In his Times Select-only column, here, Frank Rich writes of David Halberstam: "He did so despite public ridicule from the dean of that era's Georgetown punditocracy, the now forgotten columnist (and Vietnam War cheerleader) Joseph Alsop. It was Alsop's spirit, not Halberstam's, that could be seen in C-Span's live broadcast of the correspondents' dinner last Saturday, two days before Halberstam's death in a car crash in California. This fete is a crystallization of the press's failures in the post-9/11 era: it illustrates how easily a propaganda-driven White House can enlist the Washington news media in its shows. Such is literally the case at the annual dinner, where journalists serve as a supporting cast, but it has been figuratively true year-round. The press has enabled stunts from the manufactured threat of imminent 'mushroom clouds' to 'Saving Private Lynch' to 'Mission Accomplished,' whose fourth anniversary arrives on Tuesday."

An aside about me n' Alsop. I don't think I ever met the man, but when I was researching my first book, Sound and Fury, I came across documents explained that during the Eisenhower presidency, the pundit had been arrested in a Moscow bathroom for having made a homosexual pass there. The Soviets agreed to hush up the incident once they discovered the writer's identity, but the CIA obtained its own confession. Allen Dulles, the agency's director, placed it inside his private safe and informed President Eisenhower of its existence. The document was shown to people in the military, Congress, and the national security bureaucracy. Eisenhower apparently went to the trouble to make certain that a copy be made for President-elect Kennedy as well. The threat that lay behind this type of blackmail need never be explicitly carried out to achieve its desired effect. When I wrote this, I had six separate documents that refer to the confession, all signed by Lewis L. Straus, then head of the Atomic Energy Commission, containing lengthy discussions of this document including the names of all parties involved along with its possible use as an instrument of blackmail. No one had ever broken the story in print.

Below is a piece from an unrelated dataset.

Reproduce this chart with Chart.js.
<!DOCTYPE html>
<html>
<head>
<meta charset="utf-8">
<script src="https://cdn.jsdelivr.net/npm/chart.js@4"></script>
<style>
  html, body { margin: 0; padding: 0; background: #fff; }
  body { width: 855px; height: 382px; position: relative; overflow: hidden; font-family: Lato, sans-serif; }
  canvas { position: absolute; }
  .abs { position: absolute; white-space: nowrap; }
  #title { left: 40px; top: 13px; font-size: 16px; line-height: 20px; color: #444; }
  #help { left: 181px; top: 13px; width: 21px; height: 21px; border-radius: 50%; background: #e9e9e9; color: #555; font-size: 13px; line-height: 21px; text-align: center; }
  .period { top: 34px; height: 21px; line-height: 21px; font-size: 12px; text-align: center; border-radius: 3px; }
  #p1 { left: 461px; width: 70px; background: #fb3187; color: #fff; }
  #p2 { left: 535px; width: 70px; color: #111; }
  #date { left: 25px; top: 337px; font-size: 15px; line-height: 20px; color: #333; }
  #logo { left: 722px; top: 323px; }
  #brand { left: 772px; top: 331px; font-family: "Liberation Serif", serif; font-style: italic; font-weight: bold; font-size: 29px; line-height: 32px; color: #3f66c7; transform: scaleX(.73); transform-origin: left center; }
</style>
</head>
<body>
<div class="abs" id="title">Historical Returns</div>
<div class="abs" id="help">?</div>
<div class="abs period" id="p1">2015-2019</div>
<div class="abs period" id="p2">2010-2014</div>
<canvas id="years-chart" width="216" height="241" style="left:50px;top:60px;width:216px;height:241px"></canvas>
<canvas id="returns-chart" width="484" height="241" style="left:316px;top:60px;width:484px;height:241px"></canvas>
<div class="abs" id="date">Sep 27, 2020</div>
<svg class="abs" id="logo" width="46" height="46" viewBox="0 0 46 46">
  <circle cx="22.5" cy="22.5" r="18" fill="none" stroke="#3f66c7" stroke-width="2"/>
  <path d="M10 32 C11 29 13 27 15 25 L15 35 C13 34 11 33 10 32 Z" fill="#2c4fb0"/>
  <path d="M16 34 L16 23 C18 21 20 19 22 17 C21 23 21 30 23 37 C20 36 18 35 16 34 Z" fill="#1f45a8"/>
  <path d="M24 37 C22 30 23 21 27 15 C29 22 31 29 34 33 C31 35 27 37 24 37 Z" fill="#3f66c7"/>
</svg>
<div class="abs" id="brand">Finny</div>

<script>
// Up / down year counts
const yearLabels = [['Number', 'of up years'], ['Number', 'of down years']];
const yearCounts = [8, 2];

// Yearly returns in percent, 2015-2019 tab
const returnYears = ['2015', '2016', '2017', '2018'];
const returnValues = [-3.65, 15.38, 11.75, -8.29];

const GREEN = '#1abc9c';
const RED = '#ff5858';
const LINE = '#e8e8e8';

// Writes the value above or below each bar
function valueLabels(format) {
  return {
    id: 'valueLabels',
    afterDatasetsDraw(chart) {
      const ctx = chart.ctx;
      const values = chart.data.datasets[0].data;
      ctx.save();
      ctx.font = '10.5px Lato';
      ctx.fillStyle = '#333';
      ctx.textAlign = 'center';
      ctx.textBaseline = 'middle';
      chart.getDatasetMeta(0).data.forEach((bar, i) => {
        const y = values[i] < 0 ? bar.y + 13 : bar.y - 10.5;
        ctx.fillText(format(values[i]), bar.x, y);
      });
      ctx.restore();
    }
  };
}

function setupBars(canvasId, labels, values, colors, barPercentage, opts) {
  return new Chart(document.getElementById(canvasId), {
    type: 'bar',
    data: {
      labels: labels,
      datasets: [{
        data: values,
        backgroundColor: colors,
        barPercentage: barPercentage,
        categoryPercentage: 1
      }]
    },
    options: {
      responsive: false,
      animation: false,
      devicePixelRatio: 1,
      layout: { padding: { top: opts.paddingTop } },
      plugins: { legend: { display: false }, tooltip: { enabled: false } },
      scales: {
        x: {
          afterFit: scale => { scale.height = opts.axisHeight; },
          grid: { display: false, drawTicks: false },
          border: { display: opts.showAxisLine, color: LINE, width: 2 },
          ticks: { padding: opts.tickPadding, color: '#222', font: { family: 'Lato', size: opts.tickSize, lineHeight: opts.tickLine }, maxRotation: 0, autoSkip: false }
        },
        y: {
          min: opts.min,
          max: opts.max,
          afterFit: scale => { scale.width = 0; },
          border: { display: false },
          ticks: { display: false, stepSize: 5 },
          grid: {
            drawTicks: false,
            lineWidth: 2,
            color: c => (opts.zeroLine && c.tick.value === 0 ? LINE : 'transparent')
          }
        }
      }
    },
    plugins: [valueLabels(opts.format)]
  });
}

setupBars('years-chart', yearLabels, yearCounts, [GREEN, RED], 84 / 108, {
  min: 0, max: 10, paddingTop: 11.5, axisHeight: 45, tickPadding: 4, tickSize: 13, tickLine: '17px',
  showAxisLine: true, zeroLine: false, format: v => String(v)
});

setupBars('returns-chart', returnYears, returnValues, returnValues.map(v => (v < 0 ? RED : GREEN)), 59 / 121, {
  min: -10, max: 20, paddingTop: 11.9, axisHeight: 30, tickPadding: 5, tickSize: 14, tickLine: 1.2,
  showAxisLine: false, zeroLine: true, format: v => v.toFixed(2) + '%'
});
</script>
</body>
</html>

I have a couple of second thoughts about the incident. One is that Alsop was incredibly brave in facing up to the threat of McCarthyism and defending those unfairly charged; this despite the threat hanging over his head. I find this impressive, though difficult to explain, given everything else.

Second, though I told this story in Sound and Fury, I decided to leave out Alsop's name. I did this for two reasons. One was that I didn't believe in outing people, even posthumously. (Alsop died while I was writing the book.) But also, it was my first book and hence, the beginning of the career, and I didn't want to be the one to blow the whistle on a guy whose memory was still treasured by many. This turned out to be a big mistake, however, because the book was trashed in The New York Times Book Review by a writer named Adam Platt, who, coincidentally, was not merely a longtime family friend of Alsop's but had even co-authored his memoir. Given that I had also reviewed that book for Columbia Journalism Review, it was dishonest of Platt to agree to review the book without informing the editors of his reasons for bias. (I don't recall ever seeing his name in the Review again.) But the review had the effect of killing the book's sales, which were soaring at the time, because I had been booked not only on All Things Considered, Fresh Air, Booknotes, Nightline, the Today show, and also -- those were the days -- on The Tonight Show (in the days when Letterman came on afterward, not opposite).

The lesson is an oldie but goodie: Tell the whole truth as best you know it and let the proverbial chips fall where they may.